STR Wickham Lecture 2015: Professor Gay McAuley, ‘Observing the creative process: directors and actors in rehearsal’

You are warmly invited to join us for the 2015 Wickham Lecture, co-presented by the University of Bristol Theatre Department and the Society for Theatre Research.

‘Observing the creative process:
directors and actors in rehearsal’

Professor Gay McAuley

Honorary Professor, University of Sydney

Rehearsal is popularly assumed to have been part of theatre practice for as long as the theatre has existed. But in fact rehearsal, as we now know it, is substantially an invention of the 20th century, inextricably bound up with the emergence of the role of the director.

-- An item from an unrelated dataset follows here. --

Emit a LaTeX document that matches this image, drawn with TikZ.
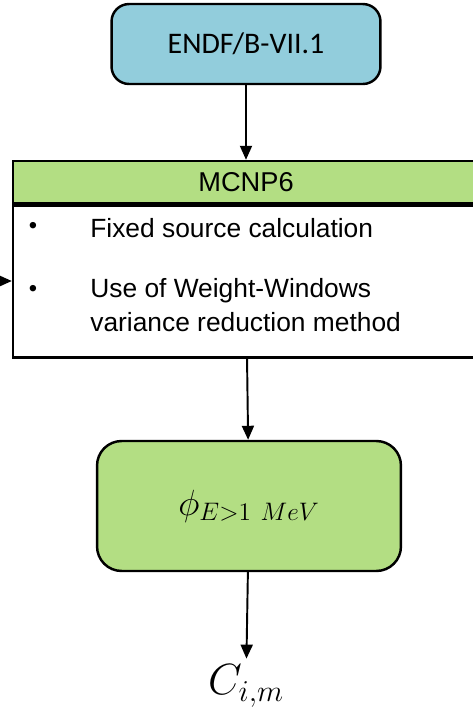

Traditionally closed to outsiders, relatively little has so far been written about the rehearsal process by theatre studies scholars.

How does one gain access to this closed world? How does one begin to analyse rehearsal? What does the creative process reveal about the work of art that is created? What can contemporary rehearsal practice reveal about group creativity? Drawing on many years of research and collaboration between academics and practitioners at the University of Sydney, Professor McAuley will discuss practical, methodological, ethical and conceptual issues involved in this developing field of study.

5.30pm Wednesday 13th May

The Wickham Theatre

Vandyck Building, Cantocks Close, Woodland Road, Bristol BS8 1UP

Gay McAuley is an Honorary Professor in the Department of Performance Studies (University of Sydney). She has a BA in Drama, French and German, and a Ph.D in French from the University of Bristol. She taught theatre and film in the French Department at the University of Sydney before establishing Performance Studies as an interdisciplinary centre in 1989. Through the 70s and 80s she established collaboration between academics and practising artists for teaching and research purposes, and in the 90s she pioneered the application of ethnographic methodologies to the study of rehearsal process. Her book Space in Performance (1999) examines the many functions of space in the theatre experience. She then extended her exploration of spatial semiotics to site-based performance practices, with particular reference to the relation between place and memory (Unstable Ground: Performance and the Politics of Place 2006). Her most recent book is an ethnographic study of rehearsal process (Not Magic But Work 2012).

This annual lecture is presented to recognize Professor Glynne Wickham’s service to the Society for Theatre Research and his contribution to Theatre Studies in Bristol and world-wide.